I know that adhering to that principle then presents certain limitations for what your algorithms can do. Those limitations are already a source of problem for some of the existing policies/algorithms in the current *Managers' in kubelet. But this is IMO a related but entirely independent problem of its own in the current K8s infrastructure which anyway needs to be solved independently and regardless of what we are doing here. We do have some initial ideas about how to lift some of those restrictions with pretty simple changes.

Anyway, if you keep that restriction in mind then you don't need to make the scheduler aware of any changes, because the scheduler pre-calculates and administers the changes in resource availability when it picks and assigns a node for the workload.

Or did you have something else/something particular in mind ?

haosdent commented 1 year ago

@klihub Thanks for your reply

don't need to make the scheduler aware of any changes

I guess in some special cases, we may need to make k8s-scheduler aware of the changes in NRI. For example, NRI allocates NUMA for containers and makes the current node doesn't have insufficient CPU/mem in the same NUMA node although the total CPU/mem is enough.

So I was thinking if Kubernetes side could be aware of NRI changes via such mechanisms, e.g. via the annotation or some other fields in ContainerStatus.

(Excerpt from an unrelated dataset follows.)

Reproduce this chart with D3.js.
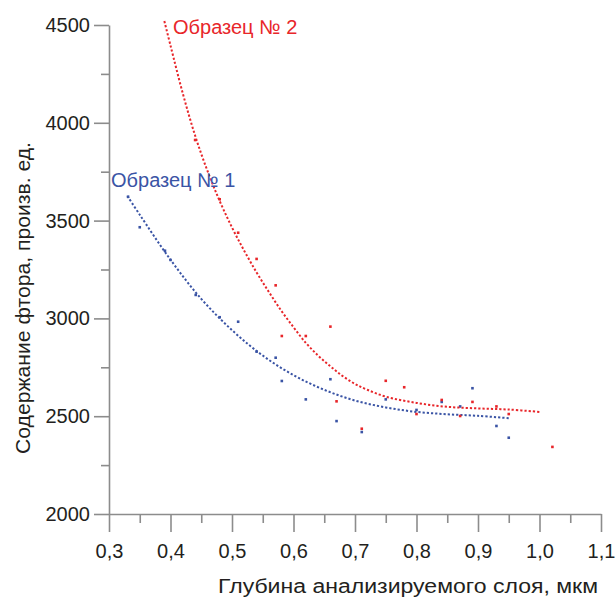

klihub commented 1 year ago

@klihub Thanks for your reply

don't need to make the scheduler aware of any changes

I guess in some special cases, we may need to make k8s-scheduler aware of the changes in NRI. For example, NRI allocates NUMA for containers and makes the current node doesn't have insufficient CPU/mem in the same NUMA node although the total CPU/mem is enough.

So I was thinking if Kubernetes side could be aware of NRI changes via such mechanisms, e.g. via the annotation or some other fields in ContainerStatus.

Yes, this is an existing and independent problem. AFAIK it also hits the existing in-kubelet policies when for instance configured to strict NUMA alignment mode. The core of the problem mostly comes from the scheduler's simplified view of a 'flat resource space' which assumes that sufficient total amount is a guarantee for the satisfiability of resource requests. This is not true if the resources space is not really flat, or when the resources are not orthogonal (IOW allocation of one set of resources has an effect on the amount/availability of other resources and vice versa).

The same problem arises if you try to implement strict full physical core allocation (vs. just allocating X number of hyperthreads worth a full core). And in many other cases when resources are hierarchical or not fully orthogonal. It will need to be solved regardless of what we do here. Sometimes you can do workarounds using extended resources, but often when you have a non-orthogonal resource model that is not enough.

haosdent commented 1 year ago

when you have a non-orthogonal resource model that is not enough.

@klihub True, thanks for the explanations. 👍

mikebrow commented 1 year ago

looking very good just a couple nits on the readme.. another manual run against the now merged containerd/containerd main build with your new NRI service plugin and good to go I think.